WHAT TO DO:
Your task is to transcribe the data in full.

MATERIAL PROVIDED:
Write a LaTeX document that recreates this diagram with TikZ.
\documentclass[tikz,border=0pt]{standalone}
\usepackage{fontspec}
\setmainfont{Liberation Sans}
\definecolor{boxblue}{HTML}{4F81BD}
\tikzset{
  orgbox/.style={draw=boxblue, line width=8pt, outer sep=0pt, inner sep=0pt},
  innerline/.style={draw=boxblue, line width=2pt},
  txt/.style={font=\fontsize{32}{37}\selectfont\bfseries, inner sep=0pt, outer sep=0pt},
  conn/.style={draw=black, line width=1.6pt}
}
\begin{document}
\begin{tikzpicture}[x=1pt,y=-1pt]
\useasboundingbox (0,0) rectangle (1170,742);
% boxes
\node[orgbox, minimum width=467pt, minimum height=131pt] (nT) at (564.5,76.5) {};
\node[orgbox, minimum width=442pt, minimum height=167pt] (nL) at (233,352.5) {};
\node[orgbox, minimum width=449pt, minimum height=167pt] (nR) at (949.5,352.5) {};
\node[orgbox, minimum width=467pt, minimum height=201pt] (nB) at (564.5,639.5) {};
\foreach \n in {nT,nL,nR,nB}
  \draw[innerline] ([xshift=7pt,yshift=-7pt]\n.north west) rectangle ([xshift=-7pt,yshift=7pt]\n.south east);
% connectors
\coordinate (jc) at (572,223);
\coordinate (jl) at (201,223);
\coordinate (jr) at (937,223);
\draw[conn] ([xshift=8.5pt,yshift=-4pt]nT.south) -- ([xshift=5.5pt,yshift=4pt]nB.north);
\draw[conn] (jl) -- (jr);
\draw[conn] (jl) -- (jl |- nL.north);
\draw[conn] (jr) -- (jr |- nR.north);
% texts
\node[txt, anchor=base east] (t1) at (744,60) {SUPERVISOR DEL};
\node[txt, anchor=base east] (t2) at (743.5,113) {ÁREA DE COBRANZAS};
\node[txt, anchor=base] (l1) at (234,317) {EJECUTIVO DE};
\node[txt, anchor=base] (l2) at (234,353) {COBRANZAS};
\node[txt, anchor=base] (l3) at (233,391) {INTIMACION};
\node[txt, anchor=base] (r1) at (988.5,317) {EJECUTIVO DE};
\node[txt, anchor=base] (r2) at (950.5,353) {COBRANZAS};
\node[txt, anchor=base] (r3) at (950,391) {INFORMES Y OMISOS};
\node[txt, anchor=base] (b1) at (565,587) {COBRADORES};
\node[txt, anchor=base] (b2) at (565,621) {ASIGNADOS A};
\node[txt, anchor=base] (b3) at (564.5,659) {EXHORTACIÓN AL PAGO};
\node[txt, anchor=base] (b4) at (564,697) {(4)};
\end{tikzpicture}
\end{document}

ANSWER TO THE PROBLEM:
Write a LaTeX document that recreates this diagram with TikZ.
\documentclass[tikz,border=0pt]{standalone}
\usepackage{fontspec}
\setmainfont{Liberation Sans}
\definecolor{boxblue}{HTML}{4F81BD}
\tikzset{
  orgbox/.style={draw=boxblue, line width=8pt, outer sep=0pt, inner sep=0pt},
  innerline/.style={draw=boxblue, line width=2pt},
  txt/.style={font=\fontsize{32}{37}\selectfont\bfseries, inner sep=0pt, outer sep=0pt},
  conn/.style={draw=black, line width=1.6pt}
}
\begin{document}
\begin{tikzpicture}[x=1pt,y=-1pt]
\useasboundingbox (0,0) rectangle (1170,742);
% boxes
\node[orgbox, minimum width=467pt, minimum height=131pt] (nT) at (564.5,76.5) {};
\node[orgbox, minimum width=442pt, minimum height=167pt] (nL) at (233,352.5) {};
\node[orgbox, minimum width=449pt, minimum height=167pt] (nR) at (949.5,352.5) {};
\node[orgbox, minimum width=467pt, minimum height=201pt] (nB) at (564.5,639.5) {};
\foreach \n in {nT,nL,nR,nB}
  \draw[innerline] ([xshift=7pt,yshift=-7pt]\n.north west) rectangle ([xshift=-7pt,yshift=7pt]\n.south east);
% connectors
\coordinate (jc) at (572,223);
\coordinate (jl) at (201,223);
\coordinate (jr) at (937,223);
\draw[conn] ([xshift=8.5pt,yshift=-4pt]nT.south) -- ([xshift=5.5pt,yshift=4pt]nB.north);
\draw[conn] (jl) -- (jr);
\draw[conn] (jl) -- (jl |- nL.north);
\draw[conn] (jr) -- (jr |- nR.north);
% texts
\node[txt, anchor=base east] (t1) at (744,60) {SUPERVISOR DEL};
\node[txt, anchor=base east] (t2) at (743.5,113) {ÁREA DE COBRANZAS};
\node[txt, anchor=base] (l1) at (234,317) {EJECUTIVO DE};
\node[txt, anchor=base] (l2) at (234,353) {COBRANZAS};
\node[txt, anchor=base] (l3) at (233,391) {INTIMACION};
\node[txt, anchor=base] (r1) at (988.5,317) {EJECUTIVO DE};
\node[txt, anchor=base] (r2) at (950.5,353) {COBRANZAS};
\node[txt, anchor=base] (r3) at (950,391) {INFORMES Y OMISOS};
\node[txt, anchor=base] (b1) at (565,587) {COBRADORES};
\node[txt, anchor=base] (b2) at (565,621) {ASIGNADOS A};
\node[txt, anchor=base] (b3) at (564.5,659) {EXHORTACIÓN AL PAGO};
\node[txt, anchor=base] (b4) at (564,697) {(4)};
\end{tikzpicture}
\end{document}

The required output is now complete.